Military business continues to suffer from national-budget cuts, accounting for less than 27% of turnover in 1996, with the possibility of a further drop, to 20%, in 1997. Hopes centre on the long-term prospects for the Rafale Ìghter, which is powered by a pair of 75kN Snecma M88s. Development continues, as does production of the M53-P2 for the 60 Mirage 2000s now being delivered to Taiwan. There was also an order in 1996 for Snecma/Turboméca Larzac engines for the initial batch of ten development Mikoyan MiG-ATtrainers. "This shows our willingness to be present wherever business opportunities arise," says Béchat. Snecma is also ready for the launch of the Future Large Aircraft transport with a deal bringing together MTU, Spain's ITP and Italy's Fiat to develop a large turboprop based on the M88 core. "We hope to be able to make an offer during 1997,"he says.
To ensure long-term stability for its balance sheet, Snecma has ensured that it is moving forward in other areas. It has now completed the takeover of rocket engine and advanced materials manufacturer SEP, which has become a wholly-owned group subsidiary. SEP, in turn, has assumed all of Snecma's former aircraft brakes subsidiary, Messier-Bugatti, creating at a stroke what is claimed to be Europe's largest aviation and automobile braking enterprise. This will incorporate the activities of former SEP subsidiary Carbone Industries, which already supplies the advanced carbon-carbon materials for a new range of brakes being developed by Messier-Bugatti for future Airbus aircraft.

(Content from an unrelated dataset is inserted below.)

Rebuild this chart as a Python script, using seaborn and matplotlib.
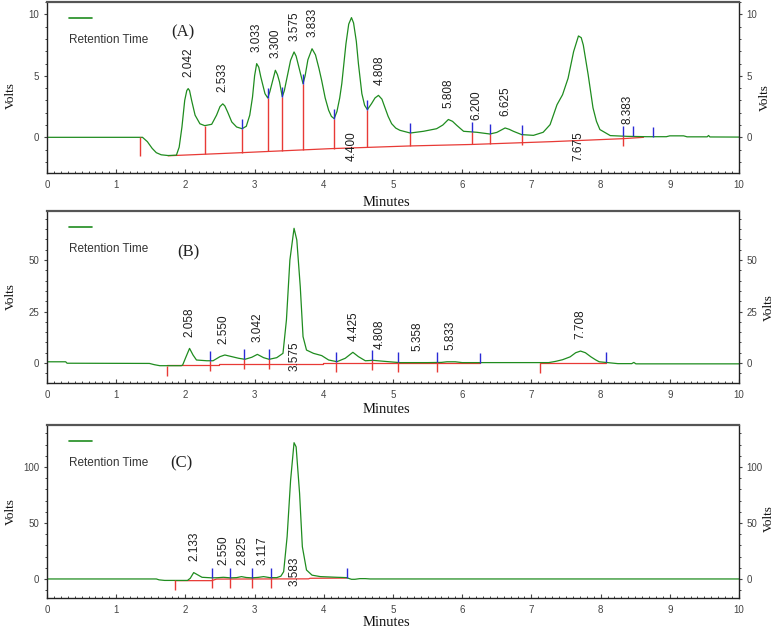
import numpy as np
import pandas as pd
import matplotlib
matplotlib.use("Agg")
import matplotlib.pyplot as plt
import seaborn as sns
from matplotlib.ticker import MultipleLocator

# ---------------- data ----------------
# Panel A chromatogram
a_time = [0.0, 1.38, 1.45, 1.52, 1.58, 1.65, 1.75, 1.87, 1.91, 1.95, 1.99, 2.02, 2.04, 2.06, 2.09,
          2.14, 2.21, 2.28, 2.38, 2.45, 2.50, 2.54, 2.57, 2.61, 2.67, 2.74, 2.82, 2.88, 2.93, 2.97,
          3.00, 3.03, 3.06, 3.09, 3.15, 3.19, 3.22, 3.25, 3.30, 3.33, 3.36, 3.40, 3.43, 3.46, 3.52,
          3.57, 3.60, 3.64, 3.70, 3.73, 3.77, 3.83, 3.88, 3.93, 3.97, 4.02, 4.07, 4.11, 4.15, 4.19,
          4.23, 4.26, 4.32, 4.36, 4.40, 4.43, 4.47, 4.50, 4.55, 4.59, 4.63, 4.69, 4.74, 4.79, 4.84,
          4.88, 4.93, 4.98, 5.04, 5.10, 5.25, 5.44, 5.63, 5.72, 5.80, 5.86, 5.92, 6.02, 6.21, 6.40,
          6.50, 6.62, 6.68, 6.74, 6.86, 7.03, 7.17, 7.27, 7.37, 7.45, 7.53, 7.61, 7.68, 7.72, 7.75,
          7.82, 7.89, 7.94, 7.99, 8.14, 8.38, 8.67, 8.95, 9.00, 9.20, 9.25, 9.54, 9.56, 9.58, 10.0]
a_volts = [0.0, 0.0, -0.35, -0.9, -1.25, -1.42, -1.48, -1.45, -0.8, 0.84, 3.0, 3.8, 3.96, 3.8, 3.0,
           1.8, 1.1, 0.95, 1.06, 1.8, 2.5, 2.72, 2.55, 2.06, 1.25, 0.84, 0.70, 0.9, 1.8, 3.28,
           5.0, 5.99, 5.7, 4.9, 3.55, 3.2, 3.7, 4.36, 5.45, 5.1, 4.5, 3.3, 3.8, 4.63, 6.26,
           6.94, 6.6, 5.7, 4.36, 5.0, 6.3, 7.2, 6.7, 5.6, 4.6, 3.2, 2.2, 1.7, 1.52, 2.1,
           3.2, 4.36, 7.6, 9.2, 9.73, 9.3, 7.8, 6.0, 3.55, 2.6, 2.25, 2.74, 3.2, 3.41, 3.1,
           2.47, 1.7, 1.11, 0.75, 0.57, 0.35, 0.49, 0.70, 1.0, 1.45, 1.3, 0.98, 0.49, 0.41, 0.27,
           0.4, 0.76, 0.65, 0.49, 0.22, 0.16, 0.41, 1.03, 2.65, 3.46, 4.8, 6.97, 8.24, 8.1, 7.5,
           5.1, 2.4, 1.3, 0.63, 0.14, 0.08, 0.05, 0.05, 0.12, 0.12, 0.04, 0.04, 0.15, 0.03, 0.02]
a_base_time = [1.75, 2.8, 4.1, 5.25, 6.14, 7.3, 8.32, 8.62]
a_base_volts = [-1.5, -1.25, -0.92, -0.70, -0.58, -0.35, -0.11, 0.0]
a_base_seg = [0, 0, 0, 0, 0, 0, 0, 0]
a_red_ticks = [1.35, 2.28, 2.82, 3.19, 3.40, 3.70, 4.15, 4.63, 5.24, 6.14, 6.40, 6.86, 8.32]
a_blue_ticks = [2.82, 3.19, 3.40, 3.70, 4.15, 4.63, 5.24, 6.14, 6.40, 6.86, 8.32, 8.47, 8.76]
a_labels_above = ["2.042", "2.533", "3.033", "3.300", "3.575", "3.833", "4.808",
                  "5.808", "6.200", "6.625", "8.383"]
a_labels_below = ["4.400", "7.675"]

# Panel B chromatogram
b_time = [0.0, 0.27, 0.29, 1.48, 1.55, 1.63, 1.94, 1.96, 2.01, 2.06, 2.11, 2.16, 2.31, 2.40, 2.50,
          2.57, 2.67, 2.77, 2.86, 2.96, 3.04, 3.13, 3.21, 3.32, 3.41, 3.46, 3.51, 3.57, 3.61, 3.66,
          3.70, 3.75, 3.85, 3.97, 4.07, 4.19, 4.31, 4.42, 4.50, 4.60, 4.71, 4.95, 5.10, 5.50, 5.70,
          5.78, 5.90, 6.00, 7.25, 7.35, 7.45, 7.56, 7.64, 7.71, 7.78, 7.86, 7.93, 7.98, 8.10, 8.25,
          8.45, 8.48, 8.51, 10.0]
b_volts = [0.6, 0.6, -0.1, -0.2, -0.8, -1.3, -1.3, -1.0, 3.1, 7.1, 3.9, 1.46, 1.1, 1.1, 3.1,
           3.9, 3.1, 2.3, 1.8, 2.8, 4.2, 2.6, 1.8, 2.6, 4.7, 20.9, 50.0, 65.4, 59.7, 37.0,
           12.8, 6.3, 4.7, 3.6, 1.46, 0.65, 2.3, 5.2, 3.1, 1.1, 1.3, 0.6, 0.2, 0.2, 0.3,
           0.6, 0.6, 0.2, 0.2, 0.8, 1.6, 3.0, 5.0, 5.8, 5.0, 3.0, 1.5, 0.6, 0.2, -0.3,
           -0.3, 0.3, -0.4, -0.4]
b_base_time = [1.73, 2.48, 2.48, 3.99, 3.99, 6.25, 7.13, 8.08]
b_base_volts = [-1.2, -1.2, -0.65, -0.65, 0.1, 0.1, 0.1, 0.1]
b_base_seg = [0, 0, 0, 0, 0, 0, 1, 1]
b_red_ticks = [1.73, 2.35, 2.85, 3.21, 4.18, 4.70, 5.07, 5.63, 7.13]
b_blue_ticks = [2.35, 2.85, 3.21, 4.18, 4.70, 5.07, 5.63, 6.25, 8.08]
b_labels_above = ["2.058", "2.550", "3.042", "4.425", "4.808", "5.358", "5.833", "7.708"]
b_labels_below = ["3.575"]

# Panel C chromatogram
c_time = [0.0, 1.58, 1.62, 1.70, 2.03, 2.07, 2.12, 2.18, 2.24, 2.38, 2.46, 2.55, 2.65, 2.74, 2.81,
          2.88, 2.96, 3.05, 3.13, 3.22, 3.32, 3.38, 3.42, 3.47, 3.52, 3.57, 3.60, 3.65, 3.69, 3.75,
          3.83, 3.95, 4.19, 4.33, 4.37, 4.40, 4.45, 4.52, 4.60, 4.67, 10.0]
c_volts = [0.0, 0.0, -0.8, -1.3, -1.3, 0.6, 5.7, 3.6, 1.5, 1.0, 1.1, 1.5, 1.0, 1.2, 2.1,
           1.3, 1.0, 1.4, 2.1, 1.2, 1.2, 2.5, 6.5, 37.8, 88.0, 121.7, 118.0, 76.5, 28.8, 8.0,
           3.4, 2.1, 1.5, 1.2, 0.3, -0.3, -0.3, 0.3, 0.3, 0.0, 0.0]
c_base_time = [1.85, 2.38, 2.45, 3.78, 3.80, 4.33]
c_base_volts = [-1.5, -1.5, -0.1, 0.1, 0.6, 0.8]
c_base_seg = [0, 0, 0, 0, 0, 0]
c_red_ticks = [1.85, 2.38, 2.65, 2.96, 3.24]
c_blue_ticks = [2.38, 2.65, 2.96, 3.24, 4.33]
c_labels_above = ["2.133", "2.550", "2.825", "3.117"]
c_labels_below = ["3.583"]

panel_letters = ["(A)", "(B)", "(C)"]
legend_text = "Retention Time"
x_title = "Minutes"
y_title = "Volts"

# ---------------- style ----------------
sns.set_theme(style="ticks")
plt.rcParams["font.family"] = ["Liberation Sans", "DejaVu Sans"]
SERIF = ["Liberation Serif", "DejaVu Serif"]
GREEN = "#1f8c1f"
RED = "#e83a36"
BLUE = "#2a2ad6"
W, H, DPI = 7.74, 6.28, 100

fig = plt.figure(figsize=(W, H), dpi=DPI)
fig.patch.set_facecolor("white")

layout = [
    dict(rect=[47/774, 1-173/628, 692/774, 171/628], ylim=(-2.9, 11.0), major=5, minor=1,
         letter=(0.197, 0.82), yl=0.45, ryl=0.44, rx=1.037, xl=-0.134),
    dict(rect=[47/774, 1-383/628, 692/774, 172/628], ylim=(-9.7, 73.8), major=25, minor=5,
         letter=(0.204, 0.76), yl=0.50, ryl=0.44, rx=1.043, xl=-0.116),
    dict(rect=[47/774, 1-598/628, 692/774, 173/628], ylim=(-17.0, 137.5), major=50, minor=10,
         letter=(0.194, 0.78), yl=0.50, ryl=0.46, rx=1.043, xl=-0.104),
]
panels = [
    (a_time, a_volts, a_base_time, a_base_volts, a_base_seg, a_red_ticks, a_blue_ticks,
     a_labels_above, a_labels_below),
    (b_time, b_volts, b_base_time, b_base_volts, b_base_seg, b_red_ticks, b_blue_ticks,
     b_labels_above, b_labels_below),
    (c_time, c_volts, c_base_time, c_base_volts, c_base_seg, c_red_ticks, c_blue_ticks,
     c_labels_above, c_labels_below),
]

for i, (lay, pan) in enumerate(zip(layout, panels)):
    t, v, bt, bv, bs, reds, blues, above, below = pan
    ax = fig.add_axes(lay["rect"])
    ax.set_facecolor("white")
    ymin, ymax = lay["ylim"]
    ax.set_xlim(0, 10)
    ax.set_ylim(ymin, ymax)
    ax_h_px = lay["rect"][3] * H * DPI
    tick_len = 10.0 * (ymax - ymin) / ax_h_px  # 10 px in data units

    bdf = pd.DataFrame({"Minutes": bt, "Volts": bv, "seg": bs})
    sns.lineplot(data=bdf, x="Minutes", y="Volts", units="seg", estimator=None, sort=False,
                 ax=ax, color=RED, lw=0.9, legend=False)
    df = pd.DataFrame({"Minutes": t, "Volts": v})
    sns.lineplot(data=df, x="Minutes", y="Volts", estimator=None, sort=False,
                 ax=ax, color=GREEN, lw=0.9, legend=False)

    tt = np.asarray(t, float)
    vv = np.asarray(v, float)
    for rt in reds:
        top = np.interp(rt, tt, vv)
        base = np.interp(rt, bt, bv)
        ax.vlines(rt, min(base, top - tick_len), top, color=RED, lw=1.0, zorder=3)
    for bl in blues:
        top = np.interp(bl, tt, vv)
        ax.vlines(bl, top, top + tick_len, color=BLUE, lw=1.0, zorder=3)

    for lbl in above:
        x0 = float(lbl)
        ax.annotate(lbl, xy=(x0, np.interp(x0, tt, vv)), xytext=(0, 8.6),
                    textcoords="offset points", rotation=90, ha="center", va="bottom",
                    fontsize=8.5, color="#1e1e1e")
    for lbl in below:
        x0 = float(lbl)
        ax.annotate(lbl, xy=(x0, 0), xycoords=("data", "axes fraction"), xytext=(0, 8.3),
                    textcoords="offset points", rotation=90, ha="center", va="bottom",
                    fontsize=8.5, color="#1e1e1e")

    # legend-like key
    ax.plot([0.032, 0.065], [0.905, 0.905], transform=ax.transAxes, color=GREEN, lw=1.2)
    ax.text(0.032, 0.78, legend_text, transform=ax.transAxes, ha="left", va="center",
            fontsize=8.5, color="#333333")
    ax.text(lay["letter"][0], lay["letter"][1], panel_letters[i], transform=ax.transAxes,
            ha="center", va="center", fontsize=12, family=SERIF, color="#222222")

    # axes labels
    ax.set_xlabel(x_title, family=SERIF, fontsize=10.5, color="#111111")
    ax.xaxis.set_label_coords(0.49, lay["xl"])
    ax.set_ylabel(y_title, family=SERIF, fontsize=9.5, color="#111111")
    ax.yaxis.set_label_coords(-0.043, lay["yl"])
    ax.text(lay["rx"], lay["ryl"], y_title, transform=ax.transAxes, rotation=90, ha="center",
            va="center", family=SERIF, fontsize=9.5, color="#111111")

    # ticks
    ax.xaxis.set_major_locator(MultipleLocator(1))
    ax.xaxis.set_minor_locator(MultipleLocator(0.1))
    ax.yaxis.set_major_locator(MultipleLocator(lay["major"]))
    ax.yaxis.set_minor_locator(MultipleLocator(lay["minor"]))
    ax.tick_params(axis="x", which="both", direction="in", bottom=True, top=False,
                   labelsize=7, colors="#444444", pad=5)
    ax.tick_params(axis="x", which="major", length=3, width=0.8)
    ax.tick_params(axis="x", which="minor", length=1.8, width=0.7)
    ax.tick_params(axis="y", which="both", direction="out", left=True, right=True,
                   labelleft=True, labelright=True, labelsize=7, colors="#444444", pad=3)
    ax.tick_params(axis="y", which="major", length=2.5, width=0.8)
    ax.tick_params(axis="y", which="minor", length=1.6, width=0.7)
    ax.set_xticks(range(0, 11))
    ax.set_xticklabels([str(k) for k in range(0, 11)])

    for side in ["left", "right", "bottom"]:
        ax.spines[side].set_visible(True)
        ax.spines[side].set_color("#222222")
        ax.spines[side].set_linewidth(1.0)
    ax.spines["top"].set_visible(True)
    ax.spines["top"].set_color("#555555")
    ax.spines["top"].set_linewidth(1.6)

fig.savefig("out.png", dpi=DPI, facecolor="white")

All this represented an abrupt reversal of the previous strategy, in which Snecma was to rid itself of both SEP and Messier-Bugatti. Now, having consolidated its hold on the latter, Snecma holds stakes in CFMI(50%), Messier-Dowty (50%: landing gear), Hispano-Suiza (100%: thrust reversers and nacelles), Techspace Aero (51%: Belgium's engine manufacturer) and Sochata (100%: repair and overhaul). It has also formed, through Sochata, a new enterprise, Snecma Services, to take advantage of the huge - and still growing - market for CFM56 maintenance and support. Béchat has thus made it clear that diversification, and not reliance on the government-sponsored military business which was once such a lifeline, is the only way forward for such a high-technology company.
France's sole manufacturer of helicopter turboshafts and turboprops, Turboméca has also seen an improvement in its fortunes following the successful year of helicopter exports in 1996 and a thorough reorganisation at the hands of its president, Jean-Bernard Cocheteux.

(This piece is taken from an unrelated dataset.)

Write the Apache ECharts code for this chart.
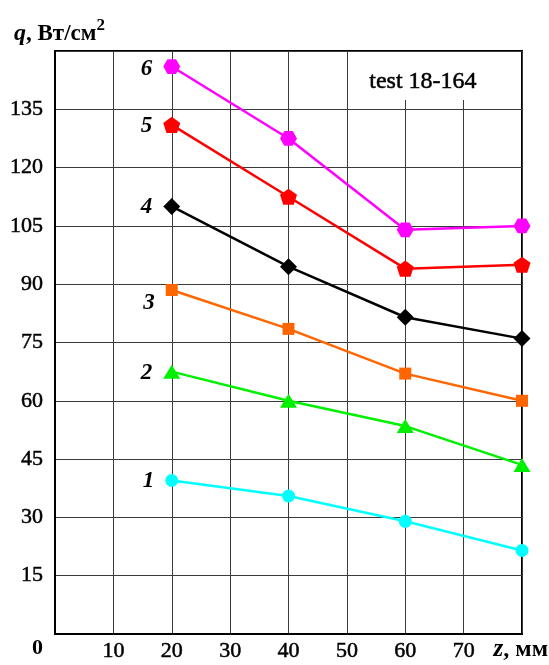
<!DOCTYPE html>
<html>
<head>
<meta charset="utf-8">
<script src="https://cdn.jsdelivr.net/npm/echarts@6/dist/echarts.min.js"></script>
<style>
  html, body { margin: 0; padding: 0; background: #fff; }
  #chart { width: 549px; height: 665px; }
</style>
</head>
<body>
<div id="chart"></div>
<script>
// Axial distance along the test section, mm
const zValues = [20, 40, 60, 80];

// Heat flux q, W/cm^2, for curves 1..6
const curve1 = [39.5, 35.5, 29, 21.5];
const curve2 = [67.5, 60, 53.5, 43.5];
const curve3 = [88.5, 78.5, 67, 60];
const curve4 = [110, 94.5, 81.5, 76];
const curve5 = [131, 112.5, 94, 95];
const curve6 = [146, 127.5, 104, 105];

const curveNames = ['1', '2', '3', '4', '5', '6'];
const xTicks = [10, 20, 30, 40, 50, 60, 70];
const yTicks = [15, 30, 45, 60, 75, 90, 105, 120, 135];

const FONT = '"Liberation Serif", "Times New Roman", serif';
// slight outline to give the serif tick labels a heavier weight
const HEAVY = { textBorderColor: '#000', textBorderWidth: 0.5 };

const hexagon = 'path://M-1,0 L-0.5,-0.866 L0.5,-0.866 L1,0 L0.5,0.866 L-0.5,0.866 Z';
const pentagon = 'path://M0,-1 L0.951,-0.309 L0.588,0.809 L-0.588,0.809 L-0.951,-0.309 Z';

const styles = [
  { values: curve1, color: '#00ffff', symbol: 'circle', size: 13, offset: [0, 1] },
  { values: curve2, color: '#00f000', symbol: 'triangle', size: [17, 14], offset: [0, 1] },
  { values: curve3, color: '#ff6600', symbol: 'rect', size: 12, offset: [0, 13] },
  { values: curve4, color: '#000000', symbol: 'diamond', size: 17, offset: [0, 1] },
  { values: curve5, color: '#ff0000', symbol: pentagon, size: 17, offset: [0, 1] },
  { values: curve6, color: '#ff00ff', symbol: hexagon, size: 17, offset: [0, 3] }
];

const series = styles.map((s, i) => ({
  name: curveNames[i],
  type: 'line',
  symbol: s.symbol,
  symbolSize: s.size,
  symbolKeepAspect: true,
  color: s.color,
  lineStyle: { color: s.color, width: 2.5 },
  itemStyle: { color: s.color },
  data: zValues.map((z, k) => {
    const item = { value: [z, s.values[k]] };
    if (k === 0) {
      item.label = {
        show: true,
        position: 'left',
        distance: 11,
        offset: s.offset,
        formatter: curveNames[i],
        fontFamily: FONT,
        fontSize: 23,
        fontStyle: 'italic',
        fontWeight: 'bold',
        color: '#000'
      };
    }
    return item;
  }),
  emphasis: { disabled: true },
  z: 3 + i
}));

const chart = echarts.init(document.getElementById('chart'), null, { renderer: 'canvas' });

chart.setOption({
  animation: false,
  backgroundColor: '#fff',
  grid: {
    left: 55, right: 27, top: 51, bottom: 31,
    show: true, borderColor: '#000', borderWidth: 2, backgroundColor: 'transparent'
  },
  xAxis: {
    type: 'value',
    min: 0, max: 80, interval: 10,
    axisLine: { show: true, lineStyle: { color: '#000', width: 2 } },
    axisTick: { show: false },
    splitLine: { show: true, lineStyle: { color: '#3a3a3a', width: 1 } },
    axisLabel: Object.assign({
      margin: 6,
      fontFamily: FONT, fontSize: 22, color: '#000',
      formatter: v => (xTicks.indexOf(v) >= 0 ? String(v) : '')
    }, HEAVY)
  },
  yAxis: {
    type: 'value',
    min: 0, max: 150, interval: 15,
    axisLine: { show: true, lineStyle: { color: '#000', width: 2 } },
    axisTick: { show: false },
    splitLine: { show: true, lineStyle: { color: '#3a3a3a', width: 1 } },
    axisLabel: Object.assign({
      margin: 12,
      fontFamily: FONT, fontSize: 22, color: '#000',
      formatter: v => (yTicks.indexOf(v) >= 0 ? String(v) : '')
    }, HEAVY)
  },
  graphic: [
    // white box behind the run identifier
    {
      type: 'rect', left: 360, top: 52, z: 10,
      shape: { width: 124, height: 48 },
      style: { fill: '#fff' }
    },
    {
      type: 'text', left: 369, top: 69, z: 11,
      style: { text: 'test 18-164', font: '24px ' + FONT, fill: '#000', stroke: '#000', lineWidth: 0.5 }
    },
    // y axis title
    {
      type: 'text', left: 14, top: 17, z: 11,
      style: {
        text: '{i|q}{r|, Вт/см}{s|2}',
        fill: '#000',
        font: '23px ' + FONT,
        rich: {
          i: { fontFamily: FONT, fontSize: 24, fontStyle: 'italic', fontWeight: 'bold', fill: '#000', verticalAlign: 'bottom' },
          r: { fontFamily: FONT, fontSize: 23, fontWeight: 'bold', fill: '#000', verticalAlign: 'bottom' },
          s: { fontFamily: FONT, fontSize: 17, fontWeight: 'bold', fill: '#000', verticalAlign: 'top', padding: [0, 0, 12, 0] }
        }
      }
    },
    // origin label
    {
      type: 'text', left: 32, top: 637, z: 11,
      style: { text: '0', font: 'bold 22px ' + FONT, fill: '#000' }
    },
    // x axis title
    {
      type: 'text', right: 1, top: 637, z: 11,
      style: {
        text: '{i|z}{r|, мм}',
        fill: '#000',
        font: '24px ' + FONT,
        rich: {
          i: { fontFamily: FONT, fontSize: 25, fontStyle: 'italic', fontWeight: 'bold', fill: '#000' },
          r: { fontFamily: FONT, fontSize: 24, fontWeight: 'bold', fill: '#000' }
        }
      }
    }
  ],
  series: series
});
</script>
</body>
</html>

Based in Bordes, in the south of France, the company is part of the Labinal group which also owns the Microturbo small-turbine enterprise. Turboméca is no stranger to alliances, although all are within Europe, with partnerships with Rolls-Royce, Germany's MTU and Snecma on numerous programmes. In April 1985 Turboméca signed the European Small Engines Co-operation Agreement with MTUand Rolls-Royce to market a family of three complementary new turboshafts: the 788kW (1.050hp) Turboméca TM333, 1,160kW MTU-Turboméca MTR-Rolls-Royce MTR390 and 1,724kW Rolls-Royce-Turboméca RTM 322.
The UK and French companies have also developed the Adour turbofan under a London-based holding company for the Anglo-French Jaguar and the British Aerospace Hawk trainer.
On its own, the company produces the Arrius 2B (previously the TM319) which competes with the P&WC PW206B to power the Eurocopter EC135 - and has, according to Turboméca , won two-thirds of the engine selections for it. The Arrius 2Fpowers Eurocopter's other new helicopter, the EC-120, while the more powerful, modernised Arriel 2 was chosen for Sikorsky's S-76C and is also fitted to the new Eurocopter AS350B Ecureuil and Dauphin AS365 N3.
The Adour continues to be a revenue-earner, most recently as a result of the decision by the Australian air force in favour of the Hawk 100, while the RTM322 is about to follow a similar path, with applications on three helicopters: the EH Industries EH101, the Westland-built McDonnell Douglas Apaches for the UK and the multi-national NH90 transport helicopter. Taken together, these three programmes alone will bring significant business in forthcoming years - especially if the full complement of around 647 planned NH90s is ordered by the four participating nations (France, Germany, Italy and the Netherlands). Further activity is likely to surround the MTR390, powering the Franco-German Tiger anti-tank helicopter now in development, the engine being studied for re-engineing the UK's Westland Lynx and several other applications.
Cocheteux has reorganised Turboméca into three main business areas: terrestrial and marine turbines, aeronautics (direction des turbines aeronautiques: DTA) and operational support (direction du support operateurs: DSO). Under the DTA, the various engine programmes are managed, along with product development, commercial policy, marketing and sale of retrofit kits, while the DSO looks after the operator, spare parts, technical assistance and contracts.
The aim of the exercise is to return Turboméca to financial equilibrium by 1998, after its four years of losses. The effort is paying off, with a doubling of orders in 1996 compared to 1995. The changes should see the company continuing its success well into the next century.